I really like what I see here. It’s really a different feel than full blown ORM like ActiveRecord, and seems like it might be the ideal choice for quick and dirty SQL hackery. I definitely think that you could pick up the basics for this lib in 10-15 minutes and already have it be useful for you. The fact that the project is active and relatively new means there is room for growth and improvement. The API doesn’t feel incredibly polished, but for the most part, is fairly intuitive.

I definitely think it’s a project to keep an eye on, and didn’t run into many problems with it while playing around with it. Hopefully, I’ll get a chance to work with it in some real projects soon.

Sequel Community Resources

The docs are halfway decent and the group has some posts worth checking out in the archive, for sure.
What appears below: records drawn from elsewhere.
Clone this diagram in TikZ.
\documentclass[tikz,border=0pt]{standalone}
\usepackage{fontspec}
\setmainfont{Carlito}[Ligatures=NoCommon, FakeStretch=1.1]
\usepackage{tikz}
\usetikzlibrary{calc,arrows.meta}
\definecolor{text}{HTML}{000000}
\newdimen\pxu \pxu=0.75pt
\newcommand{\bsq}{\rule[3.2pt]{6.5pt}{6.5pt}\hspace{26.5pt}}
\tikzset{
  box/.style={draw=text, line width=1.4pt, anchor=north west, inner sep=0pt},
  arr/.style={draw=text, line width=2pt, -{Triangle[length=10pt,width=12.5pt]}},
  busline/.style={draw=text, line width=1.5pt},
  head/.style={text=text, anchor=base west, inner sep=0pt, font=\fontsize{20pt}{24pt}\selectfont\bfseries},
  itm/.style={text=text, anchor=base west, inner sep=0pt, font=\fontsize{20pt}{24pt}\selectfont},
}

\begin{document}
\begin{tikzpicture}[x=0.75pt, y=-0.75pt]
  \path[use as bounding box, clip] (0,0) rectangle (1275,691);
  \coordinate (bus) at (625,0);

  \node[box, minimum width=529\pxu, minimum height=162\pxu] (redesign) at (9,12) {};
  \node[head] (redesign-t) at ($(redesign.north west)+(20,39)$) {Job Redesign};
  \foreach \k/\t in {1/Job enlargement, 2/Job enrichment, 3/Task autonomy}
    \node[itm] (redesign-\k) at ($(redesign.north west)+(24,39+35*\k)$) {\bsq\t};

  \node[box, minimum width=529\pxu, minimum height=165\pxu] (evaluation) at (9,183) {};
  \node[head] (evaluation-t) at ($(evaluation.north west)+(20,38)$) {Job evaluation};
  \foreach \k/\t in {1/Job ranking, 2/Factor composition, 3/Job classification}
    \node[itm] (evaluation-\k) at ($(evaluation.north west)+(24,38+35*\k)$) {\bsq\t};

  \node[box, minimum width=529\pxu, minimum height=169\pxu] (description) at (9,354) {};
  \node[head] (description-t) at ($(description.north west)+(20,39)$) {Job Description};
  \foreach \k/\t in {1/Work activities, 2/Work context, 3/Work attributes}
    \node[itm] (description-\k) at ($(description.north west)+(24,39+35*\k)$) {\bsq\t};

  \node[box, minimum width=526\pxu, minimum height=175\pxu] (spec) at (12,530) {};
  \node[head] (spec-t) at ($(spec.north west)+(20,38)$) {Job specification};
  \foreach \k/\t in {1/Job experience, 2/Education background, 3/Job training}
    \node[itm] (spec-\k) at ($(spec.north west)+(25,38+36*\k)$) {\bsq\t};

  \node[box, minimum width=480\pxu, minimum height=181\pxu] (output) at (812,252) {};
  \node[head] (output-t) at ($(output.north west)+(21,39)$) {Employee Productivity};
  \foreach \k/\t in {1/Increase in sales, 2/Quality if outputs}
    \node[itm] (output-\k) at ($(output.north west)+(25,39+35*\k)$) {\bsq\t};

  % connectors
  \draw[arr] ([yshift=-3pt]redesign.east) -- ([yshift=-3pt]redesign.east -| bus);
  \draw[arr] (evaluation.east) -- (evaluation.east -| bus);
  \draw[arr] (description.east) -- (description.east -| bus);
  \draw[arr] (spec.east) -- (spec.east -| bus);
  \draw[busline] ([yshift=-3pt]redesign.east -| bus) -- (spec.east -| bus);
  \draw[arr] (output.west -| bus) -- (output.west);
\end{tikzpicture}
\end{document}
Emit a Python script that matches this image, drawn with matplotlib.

June Spotlight Honorable Mention

Though I felt like Sequel had the strongest proposal, the other ones I received were excellent. I’d like to offer an honorable mention for MenTal guY’s Omnibus Concurrency Library. The coolest thing in his proposal was Array#parallel_map which works like map, but concurrently. There was some other sick stuff in their too, so it’s worth checking out for sure.

That’s all for this month. I’ll be accepting submissions for July until the end of the month. Until then, go give Sequel some love!